WHAT TO WORK ON:
Print the data exactly as it is given, please.

STORED DATA:
________________________

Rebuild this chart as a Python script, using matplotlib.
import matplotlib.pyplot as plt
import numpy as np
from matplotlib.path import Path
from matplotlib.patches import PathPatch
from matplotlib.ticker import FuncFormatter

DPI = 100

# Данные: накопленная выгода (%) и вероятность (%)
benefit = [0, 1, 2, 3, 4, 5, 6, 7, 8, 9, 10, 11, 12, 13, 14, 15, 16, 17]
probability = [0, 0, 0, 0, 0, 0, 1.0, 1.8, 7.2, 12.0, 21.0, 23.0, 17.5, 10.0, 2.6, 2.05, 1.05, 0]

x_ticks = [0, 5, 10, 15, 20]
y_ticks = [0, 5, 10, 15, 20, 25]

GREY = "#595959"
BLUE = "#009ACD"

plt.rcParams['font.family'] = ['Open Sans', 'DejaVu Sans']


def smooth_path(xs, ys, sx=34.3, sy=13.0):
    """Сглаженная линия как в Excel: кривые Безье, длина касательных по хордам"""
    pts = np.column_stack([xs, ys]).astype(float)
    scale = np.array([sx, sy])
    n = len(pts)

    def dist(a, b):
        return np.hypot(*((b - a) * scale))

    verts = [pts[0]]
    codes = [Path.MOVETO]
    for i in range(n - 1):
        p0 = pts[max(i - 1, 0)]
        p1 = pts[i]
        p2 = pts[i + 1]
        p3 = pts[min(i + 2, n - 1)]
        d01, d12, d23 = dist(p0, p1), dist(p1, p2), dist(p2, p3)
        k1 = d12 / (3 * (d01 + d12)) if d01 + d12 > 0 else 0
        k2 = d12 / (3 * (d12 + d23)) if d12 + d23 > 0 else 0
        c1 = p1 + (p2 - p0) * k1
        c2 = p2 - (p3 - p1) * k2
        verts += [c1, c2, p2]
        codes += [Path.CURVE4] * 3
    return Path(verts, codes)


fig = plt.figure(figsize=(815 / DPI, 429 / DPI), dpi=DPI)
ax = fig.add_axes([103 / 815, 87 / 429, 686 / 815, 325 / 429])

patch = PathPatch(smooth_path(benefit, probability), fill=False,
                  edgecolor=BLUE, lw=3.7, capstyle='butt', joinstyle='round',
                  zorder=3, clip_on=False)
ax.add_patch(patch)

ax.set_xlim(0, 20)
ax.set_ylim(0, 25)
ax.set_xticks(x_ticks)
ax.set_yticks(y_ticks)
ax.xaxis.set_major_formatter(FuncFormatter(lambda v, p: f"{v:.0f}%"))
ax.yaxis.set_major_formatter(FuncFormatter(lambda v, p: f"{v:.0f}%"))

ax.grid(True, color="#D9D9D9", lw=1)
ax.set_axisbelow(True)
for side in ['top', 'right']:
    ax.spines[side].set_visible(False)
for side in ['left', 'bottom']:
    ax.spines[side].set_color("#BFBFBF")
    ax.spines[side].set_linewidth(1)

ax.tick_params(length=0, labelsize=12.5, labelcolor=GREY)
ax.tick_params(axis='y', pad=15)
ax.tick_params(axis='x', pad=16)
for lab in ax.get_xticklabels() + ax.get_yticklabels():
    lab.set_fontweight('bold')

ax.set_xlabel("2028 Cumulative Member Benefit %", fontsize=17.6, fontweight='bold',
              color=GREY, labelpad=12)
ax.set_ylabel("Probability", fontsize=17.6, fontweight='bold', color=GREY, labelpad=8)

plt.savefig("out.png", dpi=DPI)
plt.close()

________________________

SOLUTION FOR THIS TASK:
Rebuild this chart as a Python script, using matplotlib.
import matplotlib.pyplot as plt
import numpy as np
from matplotlib.path import Path
from matplotlib.patches import PathPatch
from matplotlib.ticker import FuncFormatter

DPI = 100

# Данные: накопленная выгода (%) и вероятность (%)
benefit = [0, 1, 2, 3, 4, 5, 6, 7, 8, 9, 10, 11, 12, 13, 14, 15, 16, 17]
probability = [0, 0, 0, 0, 0, 0, 1.0, 1.8, 7.2, 12.0, 21.0, 23.0, 17.5, 10.0, 2.6, 2.05, 1.05, 0]

x_ticks = [0, 5, 10, 15, 20]
y_ticks = [0, 5, 10, 15, 20, 25]

GREY = "#595959"
BLUE = "#009ACD"

plt.rcParams['font.family'] = ['Open Sans', 'DejaVu Sans']


def smooth_path(xs, ys, sx=34.3, sy=13.0):
    """Сглаженная линия как в Excel: кривые Безье, длина касательных по хордам"""
    pts = np.column_stack([xs, ys]).astype(float)
    scale = np.array([sx, sy])
    n = len(pts)

    def dist(a, b):
        return np.hypot(*((b - a) * scale))

    verts = [pts[0]]
    codes = [Path.MOVETO]
    for i in range(n - 1):
        p0 = pts[max(i - 1, 0)]
        p1 = pts[i]
        p2 = pts[i + 1]
        p3 = pts[min(i + 2, n - 1)]
        d01, d12, d23 = dist(p0, p1), dist(p1, p2), dist(p2, p3)
        k1 = d12 / (3 * (d01 + d12)) if d01 + d12 > 0 else 0
        k2 = d12 / (3 * (d12 + d23)) if d12 + d23 > 0 else 0
        c1 = p1 + (p2 - p0) * k1
        c2 = p2 - (p3 - p1) * k2
        verts += [c1, c2, p2]
        codes += [Path.CURVE4] * 3
    return Path(verts, codes)


fig = plt.figure(figsize=(815 / DPI, 429 / DPI), dpi=DPI)
ax = fig.add_axes([103 / 815, 87 / 429, 686 / 815, 325 / 429])

patch = PathPatch(smooth_path(benefit, probability), fill=False,
                  edgecolor=BLUE, lw=3.7, capstyle='butt', joinstyle='round',
                  zorder=3, clip_on=False)
ax.add_patch(patch)

ax.set_xlim(0, 20)
ax.set_ylim(0, 25)
ax.set_xticks(x_ticks)
ax.set_yticks(y_ticks)
ax.xaxis.set_major_formatter(FuncFormatter(lambda v, p: f"{v:.0f}%"))
ax.yaxis.set_major_formatter(FuncFormatter(lambda v, p: f"{v:.0f}%"))

ax.grid(True, color="#D9D9D9", lw=1)
ax.set_axisbelow(True)
for side in ['top', 'right']:
    ax.spines[side].set_visible(False)
for side in ['left', 'bottom']:
    ax.spines[side].set_color("#BFBFBF")
    ax.spines[side].set_linewidth(1)

ax.tick_params(length=0, labelsize=12.5, labelcolor=GREY)
ax.tick_params(axis='y', pad=15)
ax.tick_params(axis='x', pad=16)
for lab in ax.get_xticklabels() + ax.get_yticklabels():
    lab.set_fontweight('bold')

ax.set_xlabel("2028 Cumulative Member Benefit %", fontsize=17.6, fontweight='bold',
              color=GREY, labelpad=12)
ax.set_ylabel("Probability", fontsize=17.6, fontweight='bold', color=GREY, labelpad=8)

plt.savefig("out.png", dpi=DPI)
plt.close()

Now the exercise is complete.